The University's James Madison Program in American Ideals and Institutions
will present a program on "Bridging the Racial Divide: Evangelical
Christians in Contemporary Politics" on Thursday, Feb. 3, as part of
the University’s observance of Black History Month.
The program includes a panel discussion with religious leaders at 3
p.m., followed by a keynote address at 5 p.m. titled "Racial Harmony or
Racial Unrest? America's Future" by Carol Swain, professor of political
science and of law at Vanderbilt University. Both sessions will take
place in Taplin Auditorium, Fine Hall.
Discussants for the panel discussion will be: Eugene Rivers, pastor of
the Azusa Christian Community, a Pentecostal church in Dorchester,
Mass., and co-chair of the National Ten Point Leadership Foundation;
and L.H. Hardwick Jr., senior pastor of the 3,500-member Christ Church
in Nashville and former moderator of the Global Network of Christian
Ministries.
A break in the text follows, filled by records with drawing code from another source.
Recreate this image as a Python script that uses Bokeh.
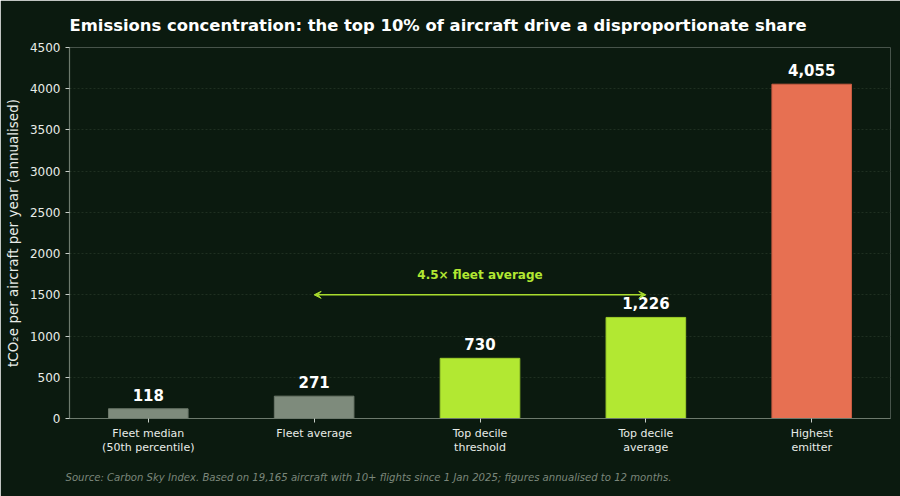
from bokeh.plotting import figure
from bokeh.models import (ColumnDataSource, FixedTicker, Label, LabelSet, Arrow,
                          VeeHead, Range1d, Title)
from bokeh.core.properties import value
from bokeh.embed import file_html
from bokeh.resources import INLINE

# Data
categories = ["Fleet median\n(50th percentile)", "Fleet average", "Top decile\nthreshold",
              "Top decile\naverage", "Highest\nemitter"]
values = [118, 271, 730, 1226, 4055]
value_labels = ["118", "271", "730", "1,226", "4,055"]
bar_colors = ["#7e8b7c", "#7e8b7c", "#b2e832", "#b2e832", "#e77052"]
bar_edges = ["#6c786a", "#6c786a", "#9ccc2a", "#9ccc2a", "#c85c42"]
y_ticks = [0, 500, 1000, 1500, 2000, 2500, 3000, 3500, 4000, 4500]
ratio_text = "4.5\u00d7 fleet average"
ratio_y = 1500
ratio_from, ratio_to = 1, 3

BG = "#0b1a0f"
FONT = "DejaVu Sans"
X_LO, X_HI, Y_HI = -0.475, 4.475, 4500

positions = list(range(len(categories)))
src = ColumnDataSource(dict(x=positions, top=values, color=bar_colors, edge=bar_edges,
                            label=value_labels))

p = figure(width=900, height=496, output_backend="svg", toolbar_location=None,
           x_range=Range1d(X_LO, X_HI), y_range=Range1d(0, Y_HI),
           min_border_left=69, min_border_right=10, min_border_top=47, min_border_bottom=78,
           background_fill_color=BG, border_fill_color=BG, outline_line_color=None)

p.vbar(x="x", top="top", width=0.48, fill_color="color", line_color="edge",
       line_width=1, source=src)

# value labels above bars
p.add_layout(LabelSet(x="x", y="top", text="label", source=src, y_offset=8,
                      text_align="center", text_baseline="bottom", text_color="#ffffff",
                      text_font=value(FONT), text_font_size="15px", text_font_style="bold"))

# ratio annotation arrow
p.add_layout(Arrow(x_start=ratio_from, y_start=ratio_y, x_end=ratio_to, y_end=ratio_y,
                   line_color="#a9dc2e", line_width=1.5,
                   start=VeeHead(size=7, line_color="#a9dc2e", fill_color="#a9dc2e", line_width=1),
                   end=VeeHead(size=7, line_color="#a9dc2e", fill_color="#a9dc2e", line_width=1)))
p.add_layout(Label(x=(ratio_from + ratio_to) / 2, y=ratio_y, y_offset=20, text=ratio_text,
                   text_align="center", text_baseline="middle", text_color="#b2e832",
                   text_font=FONT, text_font_size="12px", text_font_style="bold"))

# axes
p.xaxis.ticker = FixedTicker(ticks=positions)
p.xaxis.major_label_overrides = {i: c for i, c in enumerate(categories)}
p.yaxis.ticker = FixedTicker(ticks=y_ticks)
p.yaxis.axis_label = "tCO\u2082e per aircraft per year (annualised)"
for ax in (p.xaxis, p.yaxis):
    ax.axis_line_color = "#6d7a6d"
    ax.axis_line_width = 1.2
    ax.major_tick_line_color = "#c8cfc8"
    ax.major_tick_out = 4
    ax.major_tick_in = 0
    ax.minor_tick_line_color = None
    ax.major_label_text_color = "#e8ece8"
    ax.major_label_text_font = FONT
p.xaxis.major_label_text_font_size = "11px"
p.xaxis.major_label_text_line_height = 1.1
p.yaxis.major_label_text_font_size = "12px"
p.yaxis.axis_label_text_font = FONT
p.yaxis.axis_label_text_font_size = "13.5px"
p.yaxis.axis_label_text_font_style = "normal"
p.yaxis.axis_label_text_color = "#e8ece8"
p.yaxis.axis_label_standoff = 6
p.xaxis.major_label_standoff = 4

p.xgrid.grid_line_color = None
p.ygrid.grid_line_color = "#1f2f21"
p.ygrid.grid_line_dash = "2 2"
p.ygrid.grid_line_width = 1

# title and source note
p.title = Title(text="Emissions concentration: the top 10% of aircraft drive a disproportionate share",
                align="left", offset=0, standoff=26, text_color="#ffffff", text_font=FONT,
                text_font_size="16.4px", text_font_style="bold")
p.add_layout(Title(text="Source: Carbon Sky Index. Based on 19,165 aircraft with 10+ flights since 1 Jan 2025; figures annualised to 12 months.",
                   align="left", offset=-4, standoff=27, text_color="#7b877b", text_font=FONT,
                   text_font_size="10.1px", text_font_style="italic"), "below")

open("out.html", "w").write(file_html(p, INLINE))
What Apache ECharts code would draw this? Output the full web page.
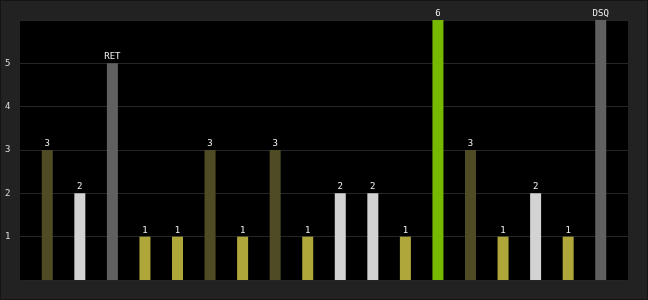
<!DOCTYPE html>
<html>
<head>
<meta charset="utf-8">
<script src="https://cdn.jsdelivr.net/npm/echarts@6/dist/echarts.min.js"></script>
<style>
  html, body { margin: 0; padding: 0; background: #222; }
  #chart { width: 646px; height: 298px; border: 1px solid #141414; background: #222222; }
</style>
</head>
<body>
<div id="chart"></div>
<script>
  // one bar per round
  var rounds = ['R1','R2','R3','R4','R5','R6','R7','R8','R9','R10','R11','R12','R13','R14','R15','R16','R17','R18'];
  var scores = [3, 2, 5, 1, 1, 3, 1, 3, 1, 2, 2, 1, 6, 3, 1, 2, 1, 6];
  var marks  = ['3','2','RET','1','1','3','1','3','1','2','2','1','6','3','1','2','1','DSQ'];
  var yTicks = [1, 2, 3, 4, 5];

  // colour by result
  var palette = { 1: '#b0a73a', 2: '#d3d3d3', 3: '#4f4c25', 6: '#76b900' };
  function barColor(i) {
    if (marks[i] === 'RET' || marks[i] === 'DSQ') return '#606060';
    return palette[scores[i]];
  }

  var chart = echarts.init(document.getElementById('chart'));
  var mono = 'DejaVu Sans Mono';

  chart.setOption({
    backgroundColor: '#222222',
    animation: false,
    grid: [
      { left: 19, right: 19, top: 19, bottom: 19, show: true, backgroundColor: '#000', borderWidth: 0 },
      { left: 30, right: 30, top: 19, bottom: 19 }
    ],
    xAxis: [
      { gridIndex: 0, type: 'value', min: 0, max: 1, show: false },
      { gridIndex: 1, type: 'category', data: rounds, show: false }
    ],
    yAxis: [
      {
        gridIndex: 0, type: 'value', min: 0, max: 6, interval: 1,
        axisLine: { show: false }, axisTick: { show: false },
        splitLine: { lineStyle: { color: '#262626', width: 1 } },
        axisLabel: {
          color: '#ddd', fontFamily: mono, fontSize: 9, align: 'left', margin: 15,
          formatter: function (v) { return yTicks.indexOf(v) >= 0 ? String(v) : ''; }
        }
      },
      { gridIndex: 1, type: 'value', min: 0, max: 6, show: false }
    ],
    series: [{
      type: 'bar',
      xAxisIndex: 1, yAxisIndex: 1,
      barWidth: 11,
      data: scores.map(function (v, i) {
        return { value: v, itemStyle: { color: barColor(i) } };
      }),
      label: {
        show: true, position: 'top', distance: 2,
        color: '#eee', fontFamily: mono, fontSize: 9,
        formatter: function (p) { return marks[p.dataIndex]; }
      }
    }]
  });
</script>
</body>
</html>
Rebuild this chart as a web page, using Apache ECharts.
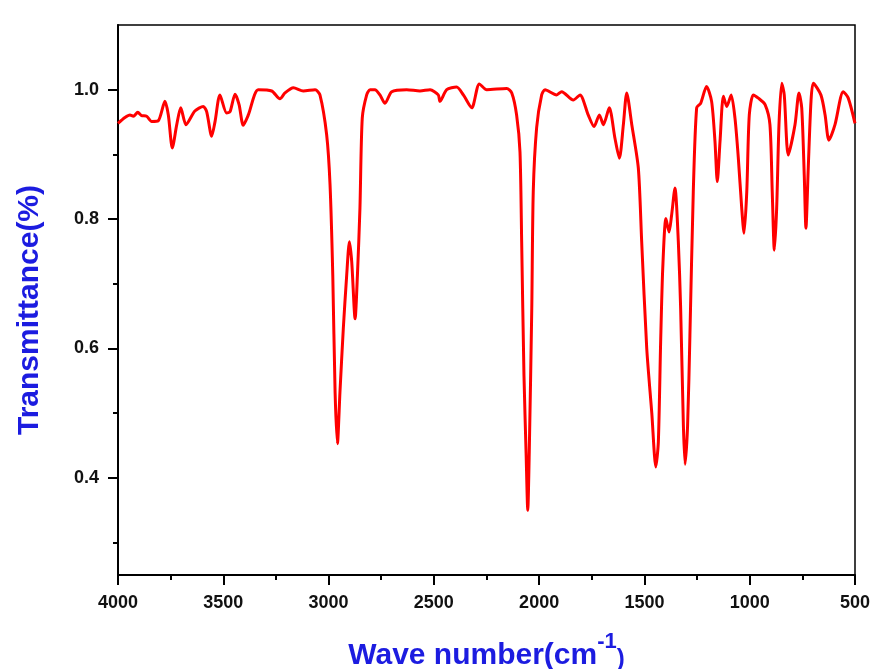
<!DOCTYPE html>
<html>
<head>
<meta charset="utf-8">
<script src="https://cdn.jsdelivr.net/npm/echarts@6/dist/echarts.min.js"></script>
<style>
html,body{margin:0;padding:0;background:#fff;}
#chart{width:873px;height:669px;}
</style>
</head>
<body>
<div id="chart"></div>
<script>
// Wavenumber (cm^-1)
var waveNumbers = [
  4000, 3967, 3943, 3927, 3906, 3888, 3864, 3840, 3809, 3777, 3761, 3742, 3721, 3702, 3677, 3635, 3595, 3579, 3555, 3539,
  3516, 3484, 3468, 3444, 3425, 3405, 3381, 3334, 3270, 3231, 3207, 3167, 3120, 3064, 3041, 3009, 2993, 2980, 2969, 2958,
  2946, 2930, 2914, 2901, 2890, 2874, 2863, 2851, 2840, 2819, 2803, 2780, 2756, 2732, 2700, 2629, 2566, 2518, 2479, 2471,
  2439, 2392, 2360, 2320, 2284, 2249, 2154, 2130, 2107, 2091, 2083, 2072, 2062, 2054, 2047, 2035, 2028, 2012, 1988, 1972,
  1917, 1893, 1838, 1806, 1767, 1739, 1714, 1695, 1667, 1640, 1619, 1600, 1584, 1560, 1529, 1513, 1489, 1465, 1446,
  1434, 1423, 1413, 1398, 1383, 1371, 1355, 1339, 1328, 1315, 1307, 1295, 1284, 1268, 1252, 1233, 1205, 1181, 1165, 1154,
  1141, 1125, 1109, 1088, 1070, 1054, 1038, 1027, 1014, 1002, 983, 959, 927, 904, 893, 883, 872, 861, 848, 836,
  817, 785, 766, 753, 741, 733, 722, 709, 698, 662, 642, 624, 595, 556, 532, 500
];
// Transmittance
var transmittance = [
  0.948, 0.957, 0.961, 0.959, 0.965, 0.960, 0.959, 0.951, 0.952, 0.982, 0.961, 0.910, 0.946, 0.972, 0.946, 0.967, 0.974, 0.966, 0.928, 0.951,
  0.992, 0.964, 0.966, 0.993, 0.977, 0.945, 0.961, 1.000, 0.998, 0.986, 0.995, 1.003, 0.998, 1.000, 0.992, 0.930, 0.853, 0.713, 0.532, 0.453,
  0.532, 0.631, 0.713, 0.765, 0.734, 0.646, 0.713, 0.817, 0.956, 0.992, 1.000, 1.000, 0.992, 0.979, 0.997, 1.000, 0.998, 1.000, 0.992, 0.982,
  1.000, 1.004, 0.992, 0.972, 1.009, 1.000, 1.002, 0.995, 0.961, 0.904, 0.765, 0.558, 0.439, 0.350, 0.439, 0.662, 0.842, 0.941, 0.992, 1.000,
  0.992, 0.997, 0.984, 0.992, 0.961, 0.943, 0.961, 0.946, 0.972, 0.925, 0.894, 0.946, 0.995, 0.946, 0.879, 0.765, 0.600, 0.500, 0.417,
  0.455, 0.610, 0.724, 0.801, 0.780, 0.806, 0.848, 0.765, 0.662, 0.481, 0.421, 0.481, 0.620, 0.842, 0.972, 0.979, 1.005, 0.982, 0.920, 0.858,
  0.920, 0.990, 0.974, 0.992, 0.956, 0.894, 0.817, 0.778, 0.842, 0.961, 0.992, 0.987, 0.977, 0.946, 0.842, 0.752, 0.817, 0.946, 1.010, 0.992,
  0.899, 0.946, 0.995, 0.972, 0.868, 0.786, 0.879, 0.982, 1.010, 0.992, 0.961, 0.922, 0.946, 0.997, 0.987, 0.948
];
var yLabelTicks = [0.4, 0.6, 0.8, 1.0];
var yMinorTicks = [0.3, 0.5, 0.7, 0.9];

var points = waveNumbers.map(function (w, i) { return [w, transmittance[i]]; });

var chart = echarts.init(document.getElementById('chart'));
var font = '"Liberation Sans", Arial, sans-serif';
var blue = '#1c1ce0';
chart.setOption({
  backgroundColor: '#ffffff',
  animation: false,
  grid: {
    left: 118, right: 18, top: 25, bottom: 94,
    outerBoundsMode: 'none', containLabel: false,
    show: true, borderColor: '#000', borderWidth: 1.5, backgroundColor: 'transparent'
  },
  xAxis: {
    type: 'value', min: 500, max: 4000, interval: 500, inverse: true,
    name: '{a|Wave number(cm}{s|-1}{b|)}',
    nameLocation: 'middle', nameGap: 56,
    nameTextStyle: {
      rich: {
        a: { fontFamily: font, fontWeight: 'bold', fontSize: 30, color: blue, verticalAlign: 'bottom', lineHeight: 40 },
        s: { fontFamily: font, fontWeight: 'bold', fontSize: 22, color: blue, verticalAlign: 'top', lineHeight: 40, padding: [0, 0, 16, 0] },
        b: { fontFamily: font, fontWeight: 'bold', fontSize: 24, color: blue, verticalAlign: 'bottom', lineHeight: 40, padding: [10, 0, 0, 0] }
      }
    },
    axisLine: { show: true, lineStyle: { color: '#000', width: 2 } },
    axisTick: { show: true, inside: false, length: 10, lineStyle: { color: '#000', width: 2 } },
    minorTick: { show: true, splitNumber: 2, length: 5, lineStyle: { color: '#000', width: 2 } },
    axisLabel: {
      margin: 19, color: '#111', fontFamily: font, fontWeight: 'bold', fontSize: 18,
      formatter: function (v) { return String(v); }
    },
    splitLine: { show: false }, minorSplitLine: { show: false }
  },
  yAxis: [{
    type: 'value', min: 0.25, max: 1.1, position: 'left',
    name: 'Transmittance(%)', nameLocation: 'middle', nameGap: 73,
    nameTextStyle: { fontFamily: font, fontWeight: 'bold', fontSize: 30, color: blue, padding: [0, 20, 0, 0] },
    axisLine: { show: true, lineStyle: { color: '#000', width: 2 } },
    axisTick: { show: true, length: 10, customValues: yLabelTicks, lineStyle: { color: '#000', width: 2 } },
    axisLabel: {
      customValues: yLabelTicks, margin: 19, color: '#111', fontFamily: font, fontWeight: 'bold', fontSize: 18,
      formatter: function (v) { return v.toFixed(1); }
    },
    splitLine: { show: false }
  }, {
    type: 'value', min: 0.25, max: 1.1, position: 'left', offset: 0,
    axisLine: { show: false },
    axisTick: { show: true, length: 5, customValues: yMinorTicks, lineStyle: { color: '#000', width: 2 } },
    axisLabel: { show: false },
    splitLine: { show: false }
  }],
  series: [{
    type: 'line', data: points, yAxisIndex: 0,
    showSymbol: false, smooth: 0.25,
    lineStyle: { color: '#ff0000', width: 3 }
  }]
});
</script>
</body>
</html>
Marvin Olasky, a professor of journalism at the University
of Texas-Austin and a James Madison Visiting Fellow at Princeton, will
serve as moderator.
Swain, also a Madison Visiting Fellow, is the founding director of the
Veritas Institute, which attempts to increase communication among
people of different social classes, races, faith traditions,
ethnicities and nations. She is the author of the 1994 award-winning
book "Black Faces, Black Interests: The Representation of African
Americans in Congress." More recently, she has written "The New White
Nationalism in America: Its Challenge to Integration" (2002).